RBI to issue consolidated norms for forex loans, masala bonds by month end; key things to know

In a bid to consolidate the regulations pertaining to borrowing and lending transactions of resident Indians as well as others the Reserve Bank of India (RBI) will issue consolidated norms for forex loans as well as masala bonds. Masala bonds refer to rupee-denominated borrowings issued by Indian entities in overseas markets.

The RBI said in a press release that the consolidated guidelines will be issued by the end of December 2018. “As part of the ongoing efforts at rationalising multiple regulations framed over a period of time under FEMA, 1999, it is proposed to consolidate the regulations governing all types of borrowing and lending transactions between a person resident in India and a person resident outside India in both foreign currency and INR, in consultation with the Government,” RBI said in a release. The proposed norms will look to further  improve the ease of doing business in India.

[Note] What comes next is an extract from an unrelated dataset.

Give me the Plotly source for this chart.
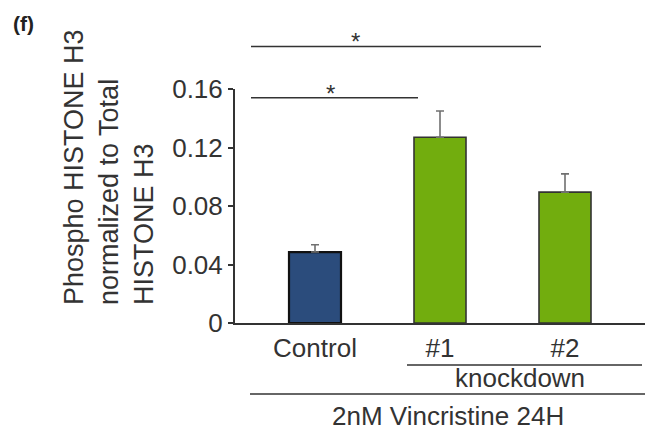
import plotly.graph_objects as go

# Data
categories = ["Control", "#1", "#2"]
values = [0.0485, 0.127, 0.0895]
errors = [0.005, 0.018, 0.0125]
bar_colors = ["#2b4c7c", "#72ad0e", "#72ad0e"]
edge_colors = ["#111111", "#333333", "#333333"]
tick_vals = [0, 0.04, 0.08, 0.12, 0.16]
tick_text = ["0", "0.04", "0.08", "0.12", "0.16"]
y_title_lines = ["Phospho HISTONE H3", "normalized to Total", "HISTONE H3"]
group_label = "knockdown"
treatment_label = "2nM Vincristine 24H"
panel_label = "(f)"

FONT = "Liberation Sans, Arial, sans-serif"
INK = "#333333"

W, H = 651, 430
ML, MR, MT, MB = 235, 6, 89, 107
XRANGE = [-0.64, 2.64]

fig = go.Figure(
    go.Bar(
        x=list(range(len(categories))),
        y=values,
        width=0.416,
        marker=dict(color=bar_colors, line=dict(color=edge_colors, width=[2.2, 1.6, 1.6])),
        error_y=dict(
            type="data",
            symmetric=False,
            array=errors,
            arrayminus=[0] * len(errors),
            color="#707070",
            thickness=1.6,
            width=4,
        ),
    )
)

fig.update_layout(
    width=W,
    height=H,
    margin=dict(l=ML, r=MR, t=MT, b=MB, pad=0),
    paper_bgcolor="white",
    plot_bgcolor="white",
    showlegend=False,
    font=dict(family=FONT, color=INK),
)

fig.update_xaxes(
    range=XRANGE,
    tickvals=list(range(len(categories))),
    ticktext=categories,
    ticks="",
    showgrid=False,
    zeroline=False,
    showline=True,
    linecolor=INK,
    linewidth=2,
    tickfont=dict(size=26, color=INK),
    ticklabelstandoff=1,
)
fig.update_yaxes(
    range=[0, 0.16],
    tickvals=tick_vals,
    ticktext=tick_text,
    ticks="outside",
    ticklen=5,
    tickwidth=1.6,
    tickcolor=INK,
    showgrid=False,
    zeroline=False,
    showline=True,
    linecolor=INK,
    linewidth=2,
    tickfont=dict(size=26, color=INK),
    ticklabelstandoff=0,
)

plot_w = W - ML - MR
plot_h = H - MT - MB


def px_to_paper_y(py):
    return (H - MB - py) / plot_h


def px_to_paper_x(px):
    return (px - ML) / plot_w


line_style = dict(color=INK, width=1.6)

# Significance brackets (x in category units, y in paper units above the plot)
sig = [
    (-0.512, 1.808, px_to_paper_y(46.5), 0.32),
    (-0.512, 0.824, px_to_paper_y(97.7), 0.12),
]
for x0, x1, yp, xs in sig:
    fig.add_shape(type="line", xref="x", yref="paper", x0=x0, x1=x1, y0=yp, y1=yp, line=line_style)
    fig.add_annotation(
        x=xs, y=yp, xref="x", yref="paper", text="*", showarrow=False,
        yanchor="bottom", font=dict(size=24, color=INK), yshift=-11,
    )

# Grouping lines below the category labels
y_kd = px_to_paper_y(365)
fig.add_shape(type="line", xref="x", yref="paper", x0=0.736, x1=2.616, y0=y_kd, y1=y_kd, line=line_style)
fig.add_annotation(
    x=1.64, y=px_to_paper_y(378), xref="x", yref="paper", text=group_label,
    showarrow=False, yanchor="middle", font=dict(size=26, color=INK),
)
y_tr = px_to_paper_y(394)
fig.add_shape(type="line", xref="x", yref="paper", x0=-0.52, x1=2.66, y0=y_tr, y1=y_tr, line=line_style)
fig.add_annotation(
    x=1.06, y=px_to_paper_y(416), xref="x", yref="paper", text=treatment_label,
    showarrow=False, yanchor="middle", font=dict(size=26, color=INK),
)

# Y-axis title, three lines aligned at their start
fig.add_annotation(
    x=px_to_paper_x(109), y=px_to_paper_y(307), xref="paper", yref="paper",
    text="<br>".join(y_title_lines), textangle=-90, align="left",
    showarrow=False, xanchor="center", yanchor="bottom",
    font=dict(size=27, color=INK),
)

# Panel label
fig.add_annotation(
    x=px_to_paper_x(11), y=px_to_paper_y(10), xref="paper", yref="paper",
    text="<b>" + panel_label + "</b>", showarrow=False, xanchor="left", yanchor="top",
    font=dict(size=21, color="#222222"),
)

fig.write_html("out.html")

The RBI will also issue draft directions for allowing non-resident Indians access to the Rupee Interest Rate Derivatives (IRD) market in India for non-hedging purposes. “Non-residents will also be permitted to participate in the Overnight Indexed Swap (OIS) market for nonhedging purposes, subject to a macro-prudential limit on exposure of all non-residents in terms of the interest rate risk undertaken,” RBI said in the release.

Apart from the above, the RBI has also decided to implement ‘Ombudsman Scheme for Digital Transactions’ covering services provided by entities falling under Reserve Bank’s regulatory jurisdiction. “With the digital mode for financial transactions gaining traction in the country, there is an emerging need for a dedicated, cost-free and expeditious grievance redressal mechanism for strengthening consumer confidence in this channel,” RBI said in the release, adding that the Scheme will be notified by the end of January 2019.

The Reserve Bank of India (RBI) on Wednesday not only kept the repo rate unchanged at 6.5% but also maintained the ‘calibrated tightening’ stance. While the market was expecting another status quo from the central bank’s monetary policy committee upon moderate inflation, lower crude oil price and strengthening of the rupee, no change in stance could come as a disappointment to many.